Dispersion is not noise. It is the return of a market environment where diversification becomes meaningful again. For 2026, this matters: growth, inflation, policy and sector cycles are likely to move at different speeds. A multi-asset approach does not need to forecast every twist. It simply needs to be aligned with the idea that different engines will drive returns at different moments — and that relying on one engine alone is riskier than it appears.
How do we navigate?
In a world of shifting macro regimes, elevated valuations and renewed cross-asset dispersion, we see multi-asset investing as one of the most effective ways to build resilience while still participating in upside. Our philosophy is conservative and intentional: we aim to deliver asymmetric returns — protecting capital when markets are stressed while remaining exposed to growth when conditions improve. This begins with risk budgeting, not return forecasting. We combine equities, bonds, commodities, currencies and selected volatility instruments because each responds differently to the economic cycle. Equities capture growth; high-quality bonds provide duration ballast when inflation stabilizes; commodities and gold hedge against supply and geopolitical shocks; currencies add a differentiated return source. This creates a portfolio that does not rely on a single narrative to succeed. Protection is central to our approach.

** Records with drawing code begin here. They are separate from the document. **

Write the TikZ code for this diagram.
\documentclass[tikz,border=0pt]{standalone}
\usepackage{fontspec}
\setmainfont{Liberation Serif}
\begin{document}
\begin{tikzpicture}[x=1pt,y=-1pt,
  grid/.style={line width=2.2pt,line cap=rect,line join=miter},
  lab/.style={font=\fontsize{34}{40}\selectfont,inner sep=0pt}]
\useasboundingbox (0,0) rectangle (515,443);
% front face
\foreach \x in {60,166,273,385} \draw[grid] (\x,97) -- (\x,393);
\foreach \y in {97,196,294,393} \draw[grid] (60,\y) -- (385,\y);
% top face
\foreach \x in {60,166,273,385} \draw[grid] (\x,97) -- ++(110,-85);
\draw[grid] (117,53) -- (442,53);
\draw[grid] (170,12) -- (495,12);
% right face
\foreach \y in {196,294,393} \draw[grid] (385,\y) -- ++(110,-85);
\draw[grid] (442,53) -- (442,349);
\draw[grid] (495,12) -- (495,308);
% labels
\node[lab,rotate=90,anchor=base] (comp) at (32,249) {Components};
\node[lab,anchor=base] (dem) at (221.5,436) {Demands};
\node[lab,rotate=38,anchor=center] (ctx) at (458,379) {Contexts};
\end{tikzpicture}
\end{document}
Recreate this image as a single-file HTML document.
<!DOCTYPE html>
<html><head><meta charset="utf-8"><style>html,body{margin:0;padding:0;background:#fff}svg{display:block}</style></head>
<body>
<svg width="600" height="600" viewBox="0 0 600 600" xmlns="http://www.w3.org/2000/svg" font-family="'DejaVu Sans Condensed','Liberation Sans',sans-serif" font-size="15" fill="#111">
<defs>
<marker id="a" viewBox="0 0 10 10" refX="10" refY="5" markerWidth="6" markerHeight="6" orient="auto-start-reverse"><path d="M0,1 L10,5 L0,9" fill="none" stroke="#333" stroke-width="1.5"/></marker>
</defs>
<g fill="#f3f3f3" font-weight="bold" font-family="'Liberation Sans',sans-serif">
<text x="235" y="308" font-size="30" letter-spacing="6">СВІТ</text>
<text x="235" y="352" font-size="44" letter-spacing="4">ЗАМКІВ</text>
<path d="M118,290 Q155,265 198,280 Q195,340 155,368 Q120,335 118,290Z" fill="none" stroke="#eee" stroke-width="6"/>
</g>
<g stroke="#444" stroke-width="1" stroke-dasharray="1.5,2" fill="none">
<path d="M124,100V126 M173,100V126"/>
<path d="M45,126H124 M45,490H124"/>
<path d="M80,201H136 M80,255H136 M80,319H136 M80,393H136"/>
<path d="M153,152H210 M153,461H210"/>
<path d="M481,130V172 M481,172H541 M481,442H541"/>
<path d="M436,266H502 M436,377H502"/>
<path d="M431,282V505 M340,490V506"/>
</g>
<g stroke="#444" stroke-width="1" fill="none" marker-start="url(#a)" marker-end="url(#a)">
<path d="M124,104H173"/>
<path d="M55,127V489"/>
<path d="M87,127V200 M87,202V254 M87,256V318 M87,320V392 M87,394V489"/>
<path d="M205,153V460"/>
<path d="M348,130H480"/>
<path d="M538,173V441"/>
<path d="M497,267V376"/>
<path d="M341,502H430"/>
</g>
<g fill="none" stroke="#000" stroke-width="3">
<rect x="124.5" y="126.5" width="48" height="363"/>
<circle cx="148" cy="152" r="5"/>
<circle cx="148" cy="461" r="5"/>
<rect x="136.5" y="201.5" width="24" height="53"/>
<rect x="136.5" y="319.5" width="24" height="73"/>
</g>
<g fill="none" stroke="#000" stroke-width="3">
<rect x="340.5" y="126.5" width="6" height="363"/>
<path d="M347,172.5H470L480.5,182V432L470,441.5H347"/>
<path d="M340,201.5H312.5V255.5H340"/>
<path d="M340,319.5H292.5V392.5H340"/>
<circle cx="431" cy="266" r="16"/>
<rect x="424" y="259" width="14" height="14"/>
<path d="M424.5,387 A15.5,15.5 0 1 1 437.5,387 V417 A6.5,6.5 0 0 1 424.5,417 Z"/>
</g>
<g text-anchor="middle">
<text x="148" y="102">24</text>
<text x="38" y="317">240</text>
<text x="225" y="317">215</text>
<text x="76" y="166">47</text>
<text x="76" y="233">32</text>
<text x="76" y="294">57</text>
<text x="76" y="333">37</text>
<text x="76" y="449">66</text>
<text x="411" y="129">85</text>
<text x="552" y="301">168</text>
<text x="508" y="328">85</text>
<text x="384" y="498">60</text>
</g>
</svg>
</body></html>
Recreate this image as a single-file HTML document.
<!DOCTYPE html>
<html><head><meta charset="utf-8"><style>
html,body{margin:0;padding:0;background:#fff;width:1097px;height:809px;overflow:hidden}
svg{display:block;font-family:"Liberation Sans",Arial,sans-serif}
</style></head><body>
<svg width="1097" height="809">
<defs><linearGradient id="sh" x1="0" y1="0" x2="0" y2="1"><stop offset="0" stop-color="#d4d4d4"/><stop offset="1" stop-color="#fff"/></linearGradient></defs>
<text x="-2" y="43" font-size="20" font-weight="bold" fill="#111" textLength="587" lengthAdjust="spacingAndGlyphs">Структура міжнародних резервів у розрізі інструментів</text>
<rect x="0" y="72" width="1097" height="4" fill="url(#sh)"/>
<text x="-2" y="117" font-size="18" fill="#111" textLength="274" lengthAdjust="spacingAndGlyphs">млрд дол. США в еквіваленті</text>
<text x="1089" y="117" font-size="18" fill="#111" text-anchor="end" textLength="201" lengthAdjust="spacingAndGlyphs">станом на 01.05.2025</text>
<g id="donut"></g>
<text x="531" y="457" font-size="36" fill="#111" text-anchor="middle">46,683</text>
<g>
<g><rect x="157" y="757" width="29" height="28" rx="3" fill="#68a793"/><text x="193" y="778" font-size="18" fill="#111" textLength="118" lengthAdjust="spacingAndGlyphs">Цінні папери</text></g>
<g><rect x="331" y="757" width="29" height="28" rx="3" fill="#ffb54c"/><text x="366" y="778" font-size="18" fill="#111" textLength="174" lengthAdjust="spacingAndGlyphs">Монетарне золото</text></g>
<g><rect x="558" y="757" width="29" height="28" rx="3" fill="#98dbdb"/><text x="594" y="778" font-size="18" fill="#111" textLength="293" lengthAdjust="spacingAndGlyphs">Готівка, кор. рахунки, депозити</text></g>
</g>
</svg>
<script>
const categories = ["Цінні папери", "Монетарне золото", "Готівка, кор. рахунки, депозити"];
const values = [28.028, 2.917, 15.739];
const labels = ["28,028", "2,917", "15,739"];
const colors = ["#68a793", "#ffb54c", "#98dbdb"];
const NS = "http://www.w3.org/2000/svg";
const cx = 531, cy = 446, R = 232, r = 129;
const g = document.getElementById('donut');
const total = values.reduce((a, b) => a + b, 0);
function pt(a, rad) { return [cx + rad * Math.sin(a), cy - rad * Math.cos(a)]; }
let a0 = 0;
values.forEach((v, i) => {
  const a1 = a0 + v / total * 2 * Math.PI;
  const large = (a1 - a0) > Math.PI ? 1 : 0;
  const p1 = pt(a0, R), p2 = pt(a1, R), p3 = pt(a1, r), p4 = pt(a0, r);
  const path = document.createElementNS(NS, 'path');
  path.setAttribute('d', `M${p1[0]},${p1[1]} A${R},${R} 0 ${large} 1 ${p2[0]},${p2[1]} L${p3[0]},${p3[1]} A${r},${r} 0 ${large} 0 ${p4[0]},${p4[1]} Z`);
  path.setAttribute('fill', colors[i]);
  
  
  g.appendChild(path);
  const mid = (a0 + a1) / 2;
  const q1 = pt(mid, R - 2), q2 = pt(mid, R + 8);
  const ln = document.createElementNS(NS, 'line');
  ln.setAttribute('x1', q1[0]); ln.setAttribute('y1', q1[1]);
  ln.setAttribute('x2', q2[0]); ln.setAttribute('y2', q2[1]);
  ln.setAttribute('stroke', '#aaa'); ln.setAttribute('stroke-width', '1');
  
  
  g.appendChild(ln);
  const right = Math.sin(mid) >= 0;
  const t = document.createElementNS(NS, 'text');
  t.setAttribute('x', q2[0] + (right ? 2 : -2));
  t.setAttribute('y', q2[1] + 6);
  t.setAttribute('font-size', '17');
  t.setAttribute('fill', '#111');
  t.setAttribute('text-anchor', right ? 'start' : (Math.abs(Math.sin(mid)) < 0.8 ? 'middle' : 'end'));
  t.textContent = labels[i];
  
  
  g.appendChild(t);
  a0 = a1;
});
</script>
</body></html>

In our multi-asset portfolios, we use two instruments to deliver asymmetric returns. To protect capital, our first pillar, we systematically use option-based hedges, such as protective puts or volatility futures. These tools are not predictions of stress — they are insurance against it. They may feel costly during calm periods, but they help preserve the return asymmetry we target.
To grow capital, our second pillar, we use dynamic allocation. Narrow leadership phases can cause diversified portfolios to lag in the short term — but leadership always rotates. By reassessing risk premia, valuations and macro signals, we position for the next regime, not the last. This includes adjusting regional exposure, equity tils, duration, currency risk and commodity allocations as conditions evolve.
Finally, we believe 2026 will reward those who remain adaptable and avoid becoming too attached to a single asset class narrative, as it risks leading to disappointment. Growth is slowing but not collapsing; central banks are easing at different speeds; inflation trends diverge; geopolitical risks remain high. No single asset class is built to navigate all of this on its own. Our multi-asset allocation — supported by structural hedges, diversified return sources and active management — offers a way to participate in opportunities while mitigating the asymmetries of modern markets.
1. See Historical Average Stock Market Returns for S&P 500 (5-year to 150-year averages)
2. See S&P 500 Shiller CAPE Ratio
3. See When Many Own the Same Few.
4. See The correlation of equity and bond returns.
5. See Empirical Evidence on the Stock-Bond Correlation.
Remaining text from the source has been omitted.